Gosh, I hate speaking badly about a guy I used to admire when all he did was pack a football and run with it for thousands of yards during his career.

However, that ex-gridiron star, former Heisman Trophy winner Herschel Walker of Georgia, is now running for the U.S. Senate and all I can say about him is that he might be the biggest dumbass running for high office in this election cycle.

Walker is running as a Republican. He wants to succeed Sen. Rafael Warnock, one of two Democrats elected to the Senate in 2020 from Georgia.

I have heard some of the nonsense that comes from Walker’s pie hole. One utterance, caught my attention. He recently said while disparaging evolutionary science that “If man came from monkeys, why do we still have monkeys?”

Isn’t that just a real knee-slapper? Actually, that isn’t even an original quip.
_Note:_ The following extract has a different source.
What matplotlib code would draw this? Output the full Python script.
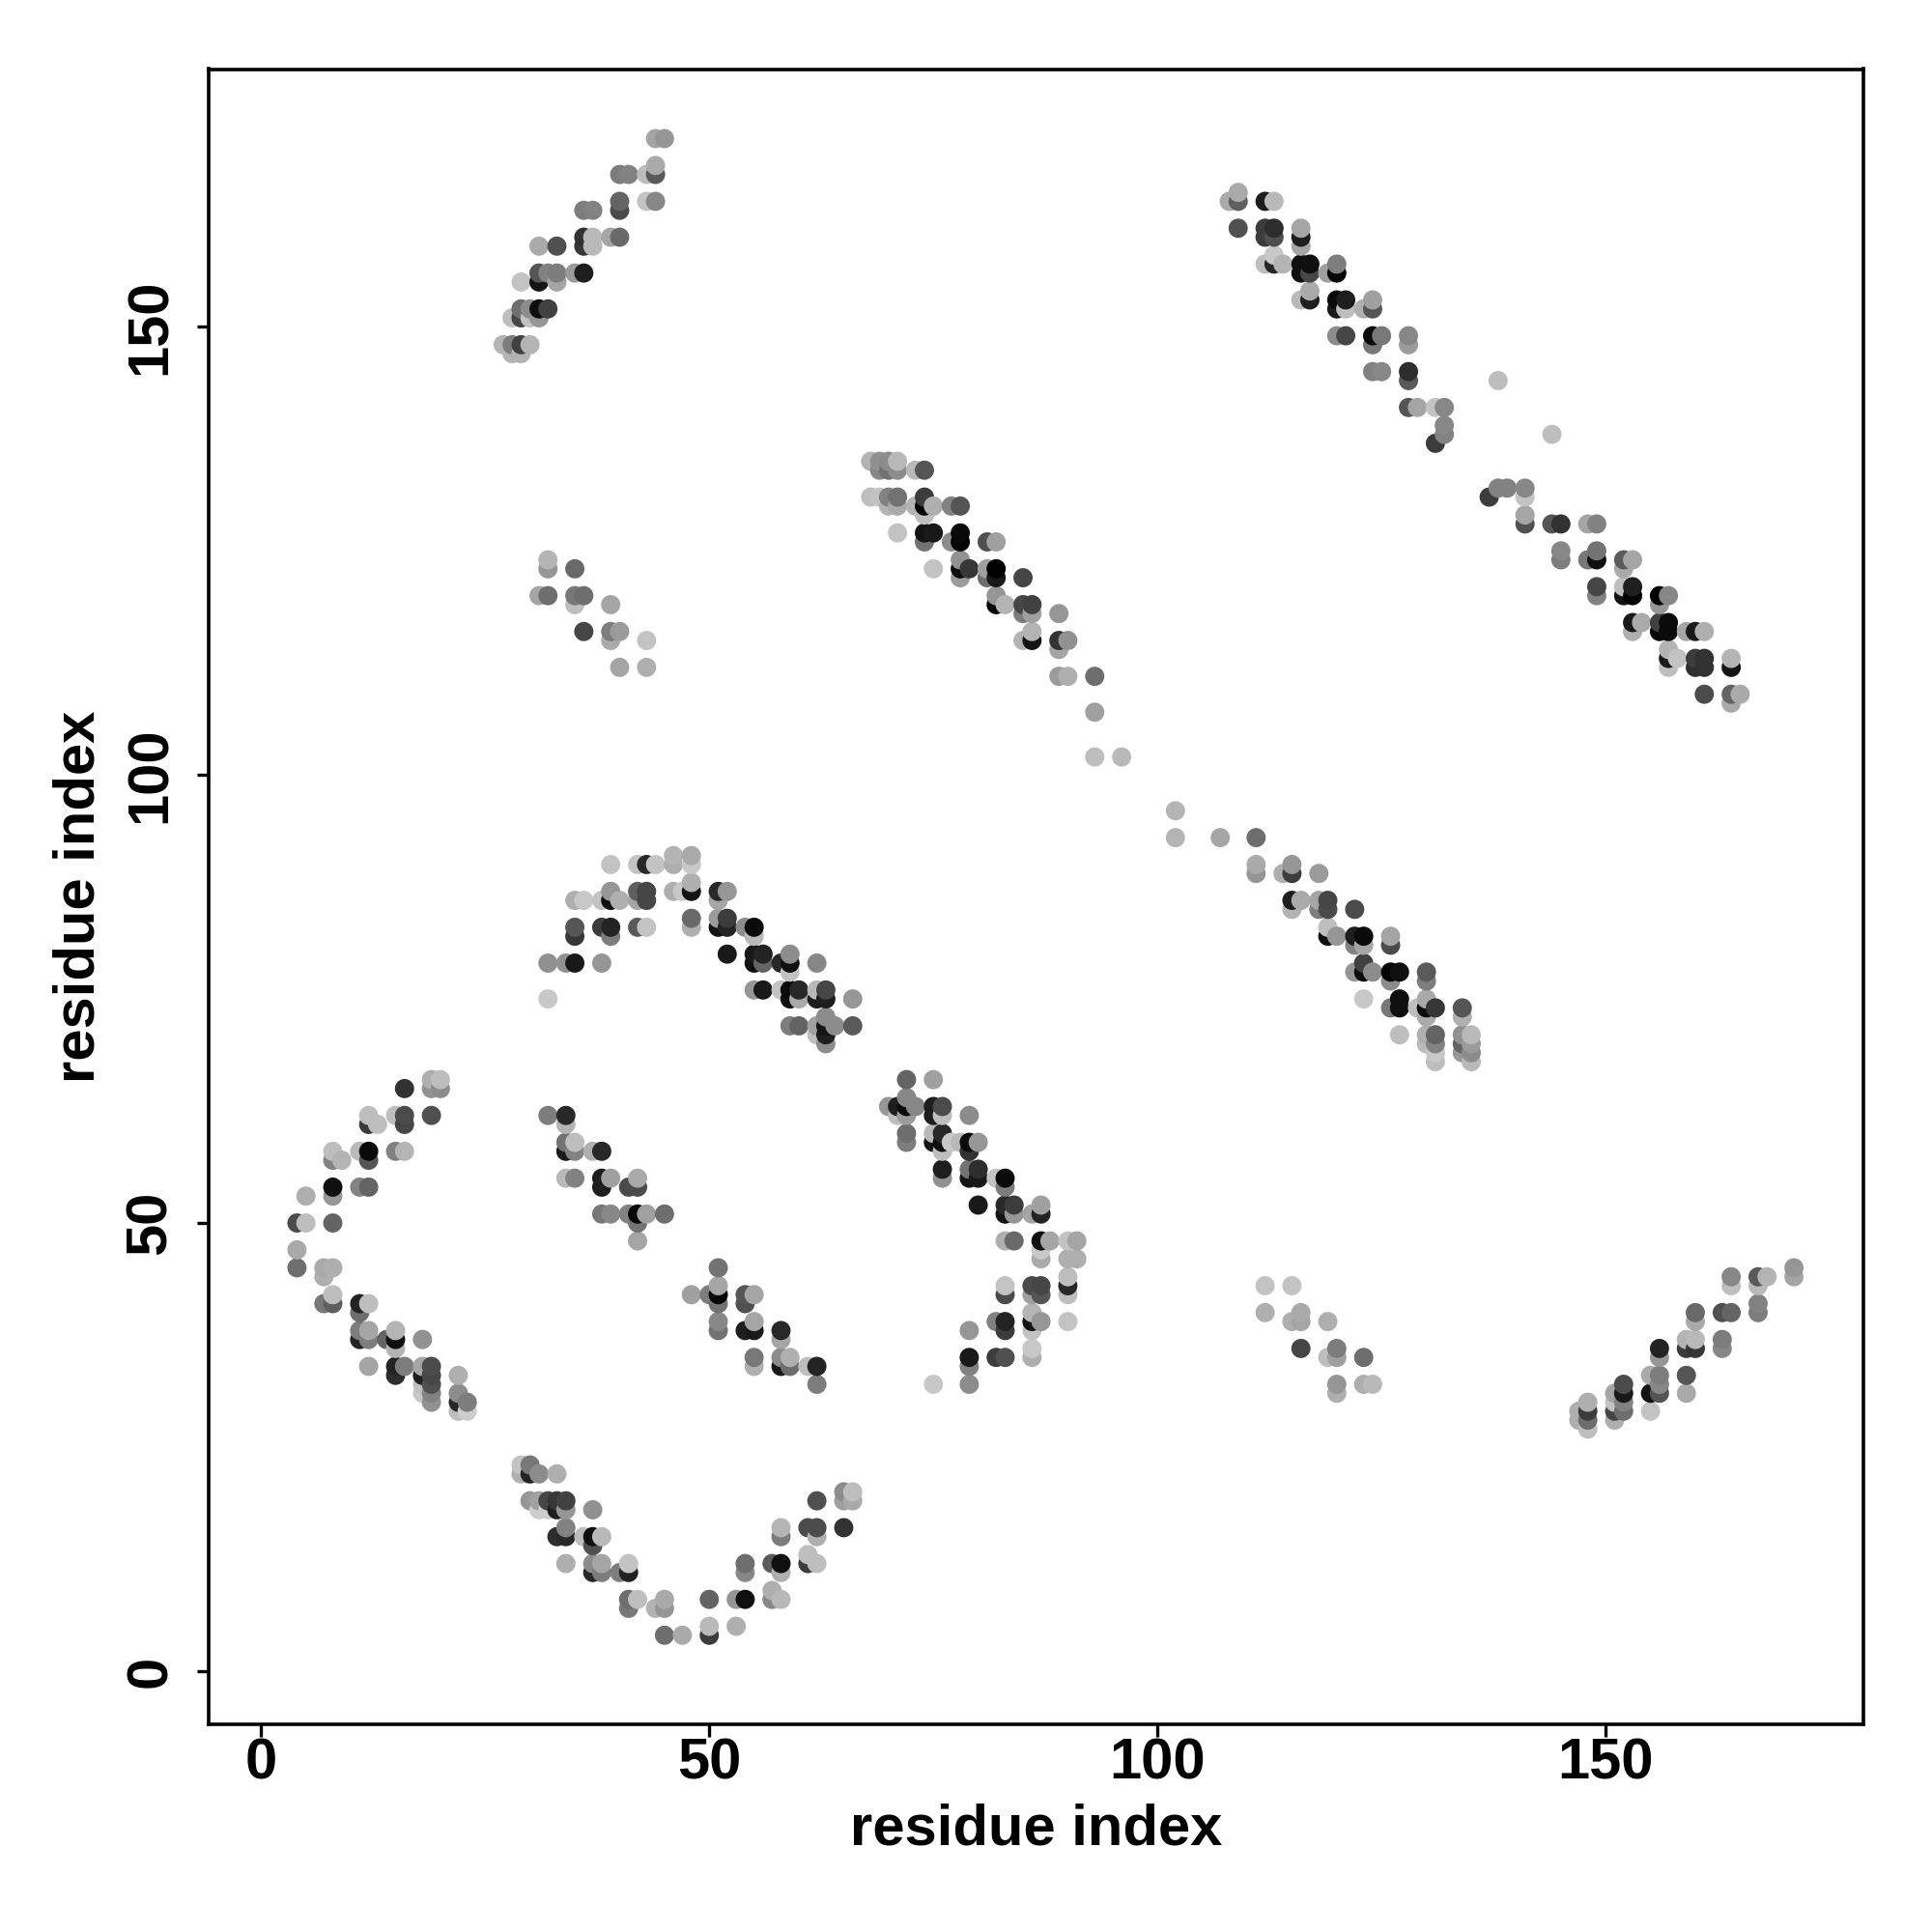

I heard the late comic George Carlin say it many years ago. So, Walker not only is a dumbass, but he’s a dumbass who cannot offer many original thoughts.

Sen. Warnock has done a creditable job in the Senate. He has become a leading voice of the Senate’s progressive caucus. He also has plenty of what one could call “cred” among African Americans, given that he is African American. What’s more, when he is not writing federal law, he preaches at Ebeneezer Baptist Church in Atlanta, where the late Dr. Martin Luther King Jr. delivered the Holy Word to his parishioners.

It occurs to me that this contest could offer voters in one state a chance to stop the dumbing-down of Congress by returning a man with considerable intellect — Sen. Warnock — and rejecting a man with next to zero understanding of how government works … and who cannot even produce an original quip.